Gene Littler was a winner on the PGA Tour from 1950s into the 1970s, including one major. He was noted as one of the "sweetest-swinging" golfers ever.
Date of birth: Nov. 16, 1930
Place of birth: San Diego, California
Nickname: Gene the Machine
- PGA Tour: 29
- Champions Tour: 8
• 1961 U.S. Open
• 1953 U.S. Amateur
Awards and Honors:
- Member, World Golf Hall of Fame
- Member, U.S. Walker Cup team, 1953
- Member, U.S. Ryder Cup team, 1961, 1963, 1965, 1967, 1969, 1971, 1975
- PGA Tour Comeback Player of the Year in 1973
- Gene Sarazen on Littler's swing: "(It's) a perfect swing like Sam Snead's - only better."
- Gene Littler: "I just put the ball down and hit."
Gene Littler Biography:
"Gene the Machine" spent more than 20 years racking up wins on the PGA Tour, then, for good measure, won eight more times in the early years of the Champions Tour.
Gene Littler was known as a man of few words, but whose few words exhibited quite a wit.

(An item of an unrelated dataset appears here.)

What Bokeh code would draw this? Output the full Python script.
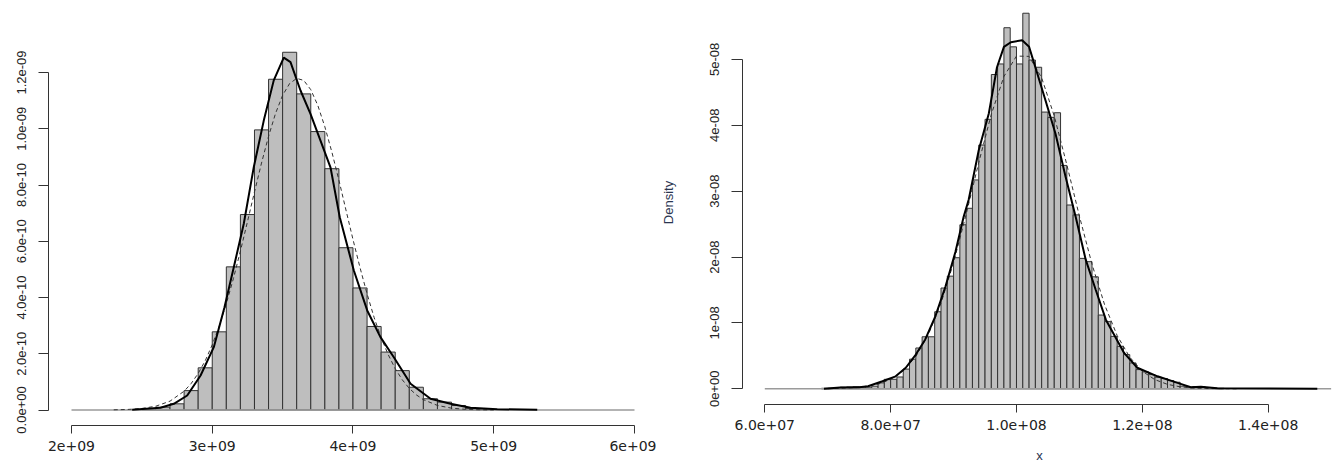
import numpy as np
from bokeh.plotting import figure
from bokeh.models import Range1d, FixedTicker, CustomJSTickFormatter
from bokeh.embed import file_html
from bokeh.resources import INLINE

# ---------------- Left panel (x in 1e9, density in 1e-10) ----------------
left_edges = [2.5, 2.6, 2.7, 2.8, 2.9, 3.0, 3.1, 3.2, 3.3, 3.4, 3.5, 3.6, 3.7,
              3.8, 3.9, 4.0, 4.1, 4.2, 4.3, 4.4, 4.5, 4.6, 4.7, 4.8, 4.9, 5.0]
left_density = [0.05, 0.10, 0.22, 0.69, 1.50, 2.78, 5.09, 6.95, 9.96, 11.76, 12.72,
                11.24, 9.90, 8.58, 5.77, 4.34, 2.97, 2.06, 1.40, 0.81, 0.40, 0.28,
                0.16, 0.05, 0.02]
left_kde_x = [2.431, 2.632, 2.727, 2.822, 2.917, 3.011, 3.087, 3.153, 3.224, 3.295,
              3.366, 3.437, 3.508, 3.556, 3.627, 3.698, 3.769, 3.840, 3.906, 4.006,
              4.101, 4.195, 4.290, 4.409, 4.551, 4.693, 4.835, 5.025, 5.309]
left_kde_y = [0.007, 0.078, 0.22, 0.516, 1.227, 2.233, 3.655, 5.077, 6.621, 8.633,
              10.29, 11.72, 12.53, 12.37, 11.36, 10.53, 9.58, 8.63, 6.855, 4.96,
              3.54, 2.59, 1.877, 0.932, 0.398, 0.22, 0.078, 0.028, 0.007]
left_norm_x = [2.3, 2.4, 2.5, 2.6, 2.7, 2.8, 2.85, 2.9, 2.95, 3.0, 3.05, 3.1, 3.15,
               3.2, 3.25, 3.3, 3.35, 3.4, 3.45, 3.5, 3.55, 3.6, 3.65, 3.7, 3.75,
               3.8, 3.85, 3.9, 3.95, 4.0, 4.05, 4.1, 4.15, 4.2, 4.25, 4.3, 4.35,
               4.4, 4.45, 4.5, 4.6, 4.7, 4.8, 4.9, 5.0]
left_norm_y = [0.0065, 0.0195, 0.054, 0.136, 0.315, 0.668, 0.94, 1.30, 1.75, 2.32,
               2.99, 3.78, 4.67, 5.65, 6.69, 7.75, 8.78, 9.73, 10.55, 11.19, 11.61,
               11.79, 11.72, 11.39, 10.83, 10.07, 9.17, 8.17, 7.11, 6.06, 5.06, 4.13,
               3.29, 2.57, 1.97, 1.47, 1.075, 0.768, 0.538, 0.368, 0.162, 0.065,
               0.024, 0.008, 0.0025]
left_xlim = [2e9, 6e9]
left_xticks = [2e9, 3e9, 4e9, 5e9, 6e9]
left_xlabels = ["2e+09", "3e+09", "4e+09", "5e+09", "6e+09"]
left_yticks = [0.0, 2e-10, 4e-10, 6e-10, 8e-10, 1e-9, 1.2e-9]
left_ylabels = ["0.0e+00", "2.0e-10", "4.0e-10", "6.0e-10", "8.0e-10", "1.0e-09", "1.2e-09"]

# ---------------- Right panel (x in 1e7, density in 1e-8) ----------------
right_edges = [6.9, 7.0, 7.1, 7.2, 7.3, 7.4, 7.5, 7.6, 7.7, 7.8, 7.9, 8.0, 8.1, 8.2,
               8.3, 8.4, 8.5, 8.6, 8.7, 8.8, 8.9, 9.0, 9.1, 9.2, 9.3, 9.4, 9.5, 9.6,
               9.7, 9.8, 9.9, 10.0, 10.1, 10.2, 10.3, 10.4, 10.5, 10.6, 10.7, 10.8,
               10.9, 11.0, 11.1, 11.2, 11.3, 11.4, 11.5, 11.6, 11.7, 11.8, 11.9,
               12.0, 12.1, 12.2, 12.3, 12.4, 12.5, 12.6, 12.7, 12.8, 12.9, 13.0,
               13.1, 13.2, 13.3]
right_density = [0.008, 0.010, 0.015, 0.025, 0.030, 0.035, 0.025, 0.025, 0.040, 0.090,
                 0.145, 0.145, 0.180, 0.300, 0.450, 0.620, 0.790, 0.790, 1.170, 1.530,
                 1.710, 1.990, 2.490, 2.740, 3.170, 3.700, 4.090, 4.770, 4.930, 5.480,
                 5.190, 4.930, 5.700, 4.990, 4.880, 4.200, 4.120, 4.190, 3.390, 2.790,
                 2.640, 1.980, 1.930, 1.700, 1.120, 1.020, 0.796, 0.645, 0.519, 0.393,
                 0.292, 0.257, 0.216, 0.176, 0.156, 0.126, 0.100, 0.040, 0.025, 0.035,
                 0.030, 0.020, 0.010, 0.008]
right_kde_x = [6.94, 7.2, 7.5, 7.64, 7.87, 8.08, 8.24, 8.40, 8.55, 8.71, 8.87, 9.03,
               9.16, 9.24, 9.40, 9.56, 9.69, 9.80, 9.91, 10.09, 10.20, 10.30, 10.46,
               10.62, 10.78, 10.94, 11.10, 11.26, 11.42, 11.71, 11.92, 12.24, 12.56,
               12.77, 12.93, 13.19, 14.78]
right_kde_y = [0.0, 0.02, 0.025, 0.04, 0.115, 0.19, 0.32, 0.52, 0.75, 1.10, 1.55, 2.08,
               2.61, 2.87, 3.62, 4.18, 4.88, 5.19, 5.26, 5.29, 5.19, 4.88, 4.38, 3.87,
               3.22, 2.61, 1.96, 1.50, 1.05, 0.545, 0.32, 0.19, 0.09, 0.025, 0.03,
               0.01, 0.0]
right_norm_x = [7.0, 7.5, 7.8, 8.0, 8.2, 8.4, 8.6, 8.8, 9.0, 9.2, 9.4, 9.6, 9.8, 10.0,
                10.2, 10.4, 10.6, 10.8, 11.0, 11.2, 11.4, 11.6, 11.8, 12.0, 12.2,
                12.4, 12.6, 12.8, 13.0, 13.5]
right_norm_y = [0.0021, 0.0212, 0.0698, 0.143, 0.274, 0.491, 0.825, 1.298, 1.916,
                2.649, 3.433, 4.167, 4.74, 5.05, 5.045, 4.72, 4.14, 3.40, 2.62, 1.89,
                1.277, 0.808, 0.480, 0.267, 0.139, 0.068, 0.031, 0.013, 0.005, 0.0004]
right_xlim = [6e7, 1.5e8]
right_xticks = [6e7, 8e7, 1e8, 1.2e8, 1.4e8]
right_xlabels = ["6.0e+07", "8.0e+07", "1.0e+08", "1.2e+08", "1.4e+08"]
right_yticks = [0.0, 1e-8, 2e-8, 3e-8, 4e-8, 5e-8]
right_ylabels = ["0e+00", "1e-08", "2e-08", "3e-08", "4e-08", "5e-08"]
right_xtitle = "x"
right_ytitle = "Density"

BAR_FILL = "#bebebe"
BAR_LINE = "#333333"
AXIS_COLOR = "#333333"
TEXT_COLOR = "#222222"
TITLE_COLOR = "#2a3550"

FMT_CODE = """
let i = -1;
for (let k = 0; k < tv.length; k++) {
  if (Math.abs(tv[k] - tick) <= 1e-6 * Math.abs(tv[k]) + 1e-30) { i = k; break; }
}
return i >= 0 ? labels[i] : "";
"""


def style_axes(p, xticks, xlabels, yticks, ylabels, ytick_len):
    xa = p.xaxis[0]
    ya = p.yaxis[0]
    xa.ticker = FixedTicker(ticks=xticks)
    ya.ticker = FixedTicker(ticks=yticks)
    xa.formatter = CustomJSTickFormatter(args=dict(tv=xticks, labels=xlabels), code=FMT_CODE)
    ya.formatter = CustomJSTickFormatter(args=dict(tv=yticks, labels=ylabels), code=FMT_CODE)
    xa.bounds = (xticks[0], xticks[-1])
    ya.bounds = (yticks[0], yticks[-1])
    for ax in (xa, ya):
        ax.axis_line_color = AXIS_COLOR
        ax.axis_line_width = 1
        ax.major_tick_line_color = AXIS_COLOR
        ax.major_tick_in = 0
        ax.minor_tick_in = 0
        ax.minor_tick_out = 0
        ax.major_label_text_color = TEXT_COLOR
        ax.axis_label_text_font = "Liberation Sans"
        ax.axis_label_text_font_size = "13px"
        ax.axis_label_text_font_style = "normal"
        ax.axis_label_text_color = TITLE_COLOR
    xa.major_tick_out = 8
    ya.major_tick_out = ytick_len
    xa.major_label_text_font = "DejaVu Sans"
    xa.major_label_text_font_size = "14px"
    xa.major_label_standoff = 7
    ya.major_label_text_font = "Liberation Sans"
    ya.major_label_text_font_size = "13px"
    ya.major_label_orientation = "vertical"
    ya.major_label_standoff = 12
    p.xgrid.visible = False
    p.ygrid.visible = False
    p.outline_line_color = None


def panel(edges, dens, xs, dscale, kx, ky, nx, ny, xlim, xr, yr, w, h, borders):
    p = figure(width=w, height=h, x_range=Range1d(*xr), y_range=Range1d(*yr),
               output_backend="svg", toolbar_location=None,
               min_border_left=borders[0], min_border_right=borders[1],
               min_border_top=borders[2], min_border_bottom=borders[3])
    p.background_fill_color = "white"
    p.border_fill_color = "white"
    e = np.array(edges) * xs
    p.quad(left=e[:-1], right=e[1:], bottom=0, top=np.array(dens) * dscale,
           fill_color=BAR_FILL, line_color=BAR_LINE, line_width=1)
    p.line(x=list(xlim), y=[0, 0], line_color="#9a9a9a", line_width=1.5)
    p.line(x=np.array(nx) * xs, y=np.array(ny) * dscale, line_color="#333333",
           line_width=1, line_dash="4 3")
    p.line(x=np.array(kx) * xs, y=np.array(ky) * dscale, line_color="black",
           line_width=2)
    return p


# left figure (page x 0..656): frame x 48..656, y 0..425
p1 = panel(left_edges, left_density, 1e9, 1e-10, left_kde_x, left_kde_y,
           left_norm_x, left_norm_y, left_xlim,
           (1.836590e9, 6.156306e9), (-0.5511e-10, 14.56e-10),
           656, 465, (48, 0, 0, 40))
style_axes(p1, left_xticks, left_xlabels, left_yticks, left_ylabels, 10)

# right figure (page x 656..1336): frame x 742..1336, y 0..405
p2 = panel(right_edges, right_density, 1e7, 1e-8, right_kde_x, right_kde_y,
           right_norm_x, right_norm_y, right_xlim,
           (5.64561e7, 15.08542e7), (-0.23766e-8, 5.89313e-8),
           680, 465, (86, 0, 0, 60))
style_axes(p2, right_xticks, right_xlabels, right_yticks, right_ylabels, 11)
p2.xaxis[0].axis_label = right_xtitle
p2.xaxis[0].axis_label_standoff = 15
p2.yaxis[0].axis_label = right_ytitle
p2.yaxis[0].axis_label_standoff = 32

# two independent roots laid side by side (keeps each panel's own frame geometry)
TEMPLATE = """
{% block postamble %}
<style>
  body { display: flex !important; flex-direction: row; align-items: flex-start; }
</style>
{% endblock %}
"""

open("out.html", "w").write(file_html([p1, p2], INLINE, template=TEMPLATE))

His nickname derives from the quality and remarkable consistency of his swing.
He first gained notice by winning the 1953 U.S. Amateur, then he won the 1954 San Diego Open while still an amateur. Littler turned pro in 1955 and won five times on the PGA Tour. But the next few years were slim ones as Littler tinkered with his swing. The great player and instructor Paul Runyan got Littler to adjust his grip, and in 1959 he was back with five more wins.
Littler's only major was the 1961 U.S. Open, but he lost playoffs for two other majors. At the 1970 Masters, Littler lost an 18-hole playoff to his lifelong friend Billy Casper. And in 1977, the 47-year-old Littler took part in the first-ever sudden-death playoff at a major, losing to Lanny Wadkins at the PGA Championship.
Littler was forced to take a break from the Tour early in 1972 after being diagnosed with lymph node cancer. But following successful surgery, he was back on Tour within months and winning the St. Louis Chldren's Hospital Classic.
In 1980, Littler joined the Champions Tour. He would win 8 times in the early years of that tour, and continued making appearances there into the 2000s.
Gene Littler was inducted into the World Golf Hall of Fame in 1990.